All of this requires addn blade strength and enhanced temp tolerance – pls refer to the following schematic to the impact on compressor blade loading, blade speed, OPR and number or compressor stages – which basically means higher the blade strength, more blade speed it can accommodate, increasing the OPR but thru lesser number of stages.
This then brings firmly into the territory of blisk manufacturing, higher thermal loading metallurgy, High speed milling, Electro-Chemical machining, Linear friction welding etc. etc. Epilogue:
So what does all this mean wrt Kaveri/Kabini?

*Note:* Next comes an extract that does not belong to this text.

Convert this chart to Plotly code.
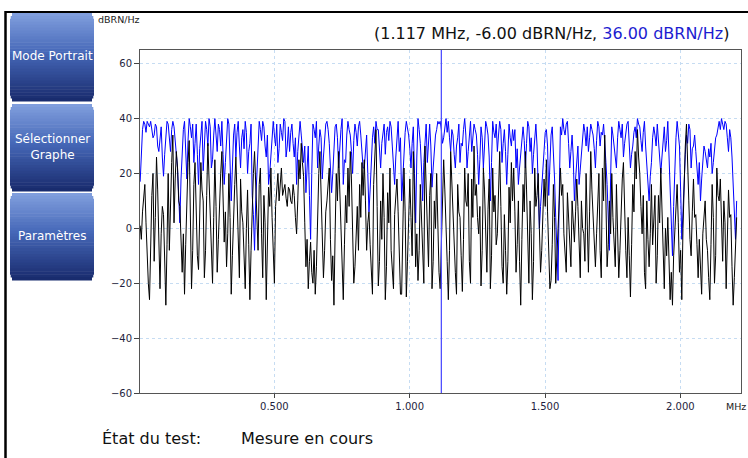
import plotly.graph_objects as go

# ---- data ----
FREQ_START_MHZ = 0.0043125
FREQ_STEP_MHZ = 0.0043125
CURSOR_MHZ = 1.117
CURSOR_BLACK = -6.00
CURSOR_BLUE = 36.00

black_dbrn = [
    1, -4, 6, 12, 16, 2, -11, -20, -26, -6, 12, 20, -12, 4, 26, 14, -10, -22, -2, 8, 5, -12, -28, -6, 20, -8, 10, 24, 34, 2, 18, 28,
    22, 10, 8, -4, -16, -2, -24, -6, 15, 24, 32, 6, -22, -8, 16, 24, 3, -10, -15, 6, 24, 14, 10, -18, -8, 12, 31, 18, 5, -12, -20, 4,
    25, 8, -16, -4, 12, 20, 28, 10, -5, 6, -14, -2, 20, 4, -24, -10, 8, 16, 26, 12, -10, -18, 18, 6, 2, -14, -22, 0, 14, -6, -26, -8,
    10, 20, 28, 16, 5, -8, 16, 22, -2, -18, 12, 2, -26, -10, 15, 8, 22, 4, -13, -20, 8, 14, 20, 10, 18, 22, 12, 14, 16, 11, 8, 15,
    14, 10, 9, 16, 12, 4, -2, 10, 25, 18, 31, 24, 19, 2, -14, -4, -22, -12, -5, -16, -20, -8, -24, -14, 10, 20, 28, 12, 2, -18, -8, 6,
    10, 16, 22, -4, -19, -10, -28, -2, 20, 10, 28, 14, 0, -14, -26, -6, 12, 2, 22, 8, 28, 18, -4, -20, -14, -2, 8, -8, 16, 4, 24, 12,
    25, 10, -8, 2, 6, -6, -14, -24, 16, 26, 36, 8, -21, -12, 10, -4, 20, 4, -26, -14, 13, 2, 22, -8, -14, -22, 5, 14, 18, 6, -10, -24,
    -24, -4, 22, 6, -25, -12, 10, 18, 4, -10, 28, 14, -14, -2, -19, -8, 16, 6, -8, -20, 30, 12, 0, -14, 12, 20, -22, -12, 10, 0, 20, 2,
    -16, -22, -6, 10, 25, 14, 4, -12, -26, -8, 28, 16, 4, -6, -16, -24, 16, 6, 4, -10, -23, -4, 22, 10, 8, 20, -12, -20, 18, 4, 30, 12,
    16, 4, -2, 8, -21, -8, 22, 14, -5, -16, 7, 18, -22, -10, 22, 6, 12, -6, -2, 10, 28, 8, -14, -20, 5, -8, -24, -12, 15, 2, 24, 10,
    22, 6, -16, -6, 10, -12, -28, -4, 16, 6, 28, 14, -10, -20, 10, -2, -26, -12, 22, 8, 12, 20, 0, -16, -8, 4, 18, 8, 25, 6, -12, -22,
    -19, -6, 16, 4, -20, -12, 0, 10, 22, 12, 16, -2, -8, -16, 13, 2, -4, -14, 10, 4, -5, 6, 18, 8, -7, -18, 10, 0, -2, -12, 20, 6,
    -16, 6, 28, 14, 4, -6, -14, -2, 10, 20, -8, -18, 22, 10, 34, 12, -14, -6, 10, -2, 20, 4, -5, -14, 16, 2, -18, -8, 8, 18, 24, 6,
    -8, -18, 4, -10, -25, -6, 16, 6, 28, 18, 36, 26, 20, 8, -2, 12, -16, -22, 10, -4, -14, -2, 16, -6, 5, 12, -20, -10, 12, 2, 22, 8,
    -14, -22, 0, -10, 4, -12, -26, -16, -28, -10, -2, 8, 16, 2, -16, -8, -26, 0, 22, 30, 38, 20, 10, -4, -10, 6, 18, 4, 5, -6, -18, -4,
    -14, -24, -2, 6, 10, -4, -8, -18, -26, -6, 16, 4, -20, -10, 22, 12, 10, 18, -2, -12, 10, 2, -22, -8, 14, 4, 5, -14, -28, -18, -8, 4,
]

blue_dbrn = [
    17, 30, 36, 39, 38, 35, 39, 38, 37, 39, 36, 33, 34, 38, 37, 30, 28, 33, 37, 26, 19, 27, 34, 39, 38, 32, 28, 36, 39, 37, 32, 24,
    22, 12, 2, 18, 30, 36, 39, 28, 18, 32, 40, 37, 33, 38, 24, 31, 38, 27, 16, 29, 35, 39, 21, 33, 39, 36, 30, 40, 37, 22, 25, 34,
    40, 34, 28, 38, 36, 30, 39, 27, 16, 24, 33, 40, 38, 25, 10, 22, 34, 38, 26, 35, 39, 30, 22, 33, 36, 29, 39, 35, 20, 28, 31, 38,
    12, 5, -8, 10, 22, 33, 39, 36, 32, 39, 37, 30, 26, 34, 16, 20, 28, 36, 39, 34, 30, 38, 24, 29, 38, 35, 32, 40, 39, 26, 30, 37,
    28, 35, 38, 31, 26, 33, 16, 28, 36, 39, 34, 27, 24, 30, 13, 22, 30, 12, -4, 20, 38, 36, 33, 39, 22, 30, 36, 33, 18, 26, 34, 38,
    39, 36, 31, 24, 13, 20, 28, 37, 38, 33, 22, 30, 36, 40, 16, 25, 24, 34, 39, 36, 34, 28, 20, 32, 38, 35, 30, 37, 39, 34, 28, 22,
    22, 30, 34, 20, 6, 14, 24, 33, 37, 31, 39, 36, 36, 28, 22, 31, 34, 38, 27, 35, 37, 32, 39, 37, 30, 24, 16, 26, 35, 39, 28, 33,
    10, 19, 28, 35, 39, 36, 34, 29, 22, 31, 37, 20, 2, 26, 40, 36, 31, 22, 10, 24, 34, 38, 24, 32, 38, 30, 15, 22, 28, 34, 36, 39,
    38, 39, 36, 31, 33, 37, 40, 35, 39, 33, 28, 36, 34, 27, 22, 30, 33, 38, 24, 31, 30, 36, 40, 34, 22, 28, 35, 39, 28, 33, 38, 36,
    34, 27, 16, 25, 37, 33, 22, 30, 39, 37, 34, 26, 10, 24, 39, 35, 33, 38, 28, 34, 39, 36, 24, 31, 36, 28, 16, 27, 38, 33, 30, 36,
    32, 36, 22, 29, 16, 22, 28, 34, 37, 32, 22, 31, 39, 37, 28, 33, 20, 27, 34, 38, 30, 18, 0, 8, 16, 24, 28, 35, 36, 30, 12, 26,
    34, 37, 28, 18, 4, -6, -19, 12, 37, 34, 40, 36, 34, 38, 39, 31, 22, 28, 34, 26, 10, 18, 24, 30, 16, 22, 28, 34, 38, 35, 30, 37,
    28, 33, 38, 36, 34, 29, 22, 32, 39, 37, 30, 35, 34, 38, 28, 24, 16, 4, -8, 18, 37, 34, 30, 27, 22, 33, 39, 36, 33, 38, 26, 31,
    34, 38, 39, 31, 22, 27, 30, 35, 37, 33, 40, 38, 37, 32, 28, 35, 39, 30, 22, 16, 10, 19, 24, 33, 37, 34, 30, 38, 32, 28, 20, 26,
    34, 37, 28, 32, 39, 26, 16, 4, -10, 8, 22, 33, 39, 35, 30, 14, -4, 6, 18, 27, 34, 31, 38, 36, 22, 29, 30, 34, 28, 22, 16, 24,
    10, 18, 24, 30, 28, 25, 22, 29, 26, 31, 20, 24, 28, 33, 34, 37, 39, 36, 40, 38, 36, 39, 38, 33, 28, 36, 33, 26, 14, 6, -4, 10,
]

freq_mhz = [FREQ_START_MHZ + i * FREQ_STEP_MHZ for i in range(len(black_dbrn))]

x_tick_vals = [0.5, 1.0, 1.5, 2.0]
x_tick_text = ["0.500", "1.000", "1.500", "2.000"]
y_tick_vals = [-60, -40, -20, 0, 20, 40, 60]
button_labels = ["Mode Portrait", "Sélectionner<br>Graphe", "Paramètres"]

# ---- layout geometry (pixels) ----
W, H = 748, 458
ML, MR, MT, MB = 140, 7, 50, 65
PW, PH = W - ML - MR, H - MT - MB


def px2x(px):
    return (px - ML) / PW


def py2y(py):
    return (H - MB - py) / PH


FONT = "DejaVu Sans"

fig = go.Figure()
fig.add_trace(go.Scatter(x=freq_mhz, y=blue_dbrn, mode="lines",
                         line=dict(color="#0000ff", width=1), hoverinfo="skip"))
fig.add_trace(go.Scatter(x=freq_mhz, y=black_dbrn, mode="lines",
                         line=dict(color="#000000", width=1), hoverinfo="skip"))

shapes = []
# cursor
shapes.append(dict(type="line", xref="x", yref="paper", x0=CURSOR_MHZ, x1=CURSOR_MHZ,
                   y0=0, y1=1, line=dict(color="#5050ff", width=1.3), layer="above"))
# outer frame
shapes.append(dict(type="line", xref="paper", yref="paper", x0=px2x(5), x1=px2x(W + 2),
                   y0=py2y(12), y1=py2y(12), line=dict(color="#000", width=2)))
shapes.append(dict(type="line", xref="paper", yref="paper", x0=px2x(5.5), x1=px2x(5.5),
                   y0=py2y(11), y1=py2y(H + 2), line=dict(color="#000", width=2.5)))

# gradient buttons
stops = [(0.0, (130, 160, 222)), (0.45, (70, 104, 184)), (1.0, (24, 42, 108))]


def grad(t):
    for (t0, c0), (t1, c1) in zip(stops[:-1], stops[1:]):
        if t0 <= t <= t1:
            f = (t - t0) / (t1 - t0)
            return "rgb(%d,%d,%d)" % tuple(round(a + (b - a) * f) for a, b in zip(c0, c1))
    return "rgb(%d,%d,%d)" % stops[-1][1]


buttons = [(13, 101), (104, 191), (193, 280)]
bx0, bx1 = 10, 94
N = 30
for (by0, by1) in buttons:
    h = (by1 - by0) / N
    for k in range(N):
        inset = 2 if k in (0, N - 1) else (0.7 if k in (1, N - 2) else 0)
        shapes.append(dict(type="rect", xref="paper", yref="paper",
                           x0=px2x(bx0 + inset), x1=px2x(bx1 - inset),
                           y0=py2y(by0 + k * h), y1=py2y(by0 + (k + 1) * h + 0.5),
                           fillcolor=grad((k + 0.5) / N), line=dict(width=0)))

annotations = []
for (by0, by1), lab in zip(buttons, button_labels):
    annotations.append(dict(xref="paper", yref="paper", x=px2x((bx0 + bx1) / 2),
                            y=py2y((by0 + by1) / 2 - 1), text=lab, showarrow=False,
                            font=dict(family=FONT, size=12, color="white"),
                            xanchor="center", yanchor="middle", align="center"))

annotations += [
    dict(xref="paper", yref="paper", x=px2x(731), y=py2y(33),
         text="(1.117 MHz, -6.00 dBRN/Hz, <span style='color:#1c1cd0'>36.00 dBRN/Hz</span>)",
         showarrow=False, xanchor="right", yanchor="middle",
         font=dict(family=FONT, size=16, color="#111")),
    dict(xref="paper", yref="paper", x=px2x(96), y=py2y(20), text="dBRN/Hz",
         showarrow=False, xanchor="left", yanchor="middle",
         font=dict(family=FONT, size=9.5, color="#222")),
    dict(xref="paper", yref="paper", x=px2x(724), y=py2y(406), text="MHz",
         showarrow=False, xanchor="left", yanchor="middle",
         font=dict(family=FONT, size=9.5, color="#222")),
    dict(xref="paper", yref="paper", x=px2x(100), y=py2y(438), text="État du test:",
         showarrow=False, xanchor="left", yanchor="middle",
         font=dict(family=FONT, size=16, color="#111")),
    dict(xref="paper", yref="paper", x=px2x(239), y=py2y(438), text="Mesure en cours",
         showarrow=False, xanchor="left", yanchor="middle",
         font=dict(family=FONT, size=16, color="#111")),
]

fig.update_layout(
    width=W, height=H,
    margin=dict(l=ML, r=MR, t=MT, b=MB, pad=0),
    paper_bgcolor="white", plot_bgcolor="white",
    showlegend=False,
    shapes=shapes, annotations=annotations,
    xaxis=dict(range=[0.0037, 2.224], tickvals=x_tick_vals, ticktext=x_tick_text,
               ticks="outside", ticklen=4, tickcolor="#444", showline=True,
               linecolor="#555", linewidth=1, mirror=True,
               showgrid=True, gridcolor="#c6dcf2", griddash="dot", gridwidth=1,
               zeroline=False, tickfont=dict(family=FONT, size=10, color="#1e1e40")),
    yaxis=dict(range=[-60, 65], tickvals=y_tick_vals, ticks="outside", ticklen=5,
               tickcolor="#444", showline=True, linecolor="#555", linewidth=1,
               mirror=True, showgrid=True, gridcolor="#c6dcf2", griddash="dot",
               gridwidth=1, zeroline=False,
               tickfont=dict(family=FONT, size=10, color="#1e1e40")),
)

fig.write_html("out.html", config={"displayModeBar": False},
               post_script="document.body.style.margin='0';document.body.style.overflow='hidden';")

To increase the OPR from a 21-22 to a more contemporary 27-30 OPR would require progress on several cutting edge compressor technologies as well as improvement in TeT etc – and, more importantly, the compressor shortcomings shouldn’t get overshadowed by the incessant wailing about BPR, SCB and low TeT etc (though equally, if not more, important and inherently linked aspects, no doubt).
The compressor level improvement in Kaveri/Kabini required, IMVVHO, are as follows:
1) Graduating to a high transonic blade speed regime of say 1.5-1.6M
2) Low aspect ratio (aka wide chord) blade design and manufacturing
3) Manufacturing (mass-level) capability of multi-circular arc profile compressor blades (just drawing a design of it on a paper wouldn’t do)
4) To cater to the above three developing/acquiring manufacturing capability of increased blade strength and loading – by usage of blisk manufacturing, higher thermal loading metallurgy, High speed milling, Electro-Chemical machining, Linear friction welding etc. etc.
And last but not the least have proper CeeFDee capability on 3-D NS Flows and other such good and exotic stuff – to test and analyse compressors down to detailed inter-stage data out of the rotating system in order to understand the aerodynamic and vibrational behaviors.
Essentially, as the grand-mullah Enqyoobuddin Gas-turbini had sermoned many moons back, get hordes of DOO and PIGS onto this with freedom of destroying a couple of cores, with harsh timelines and supervision and see the results – PissBUH!!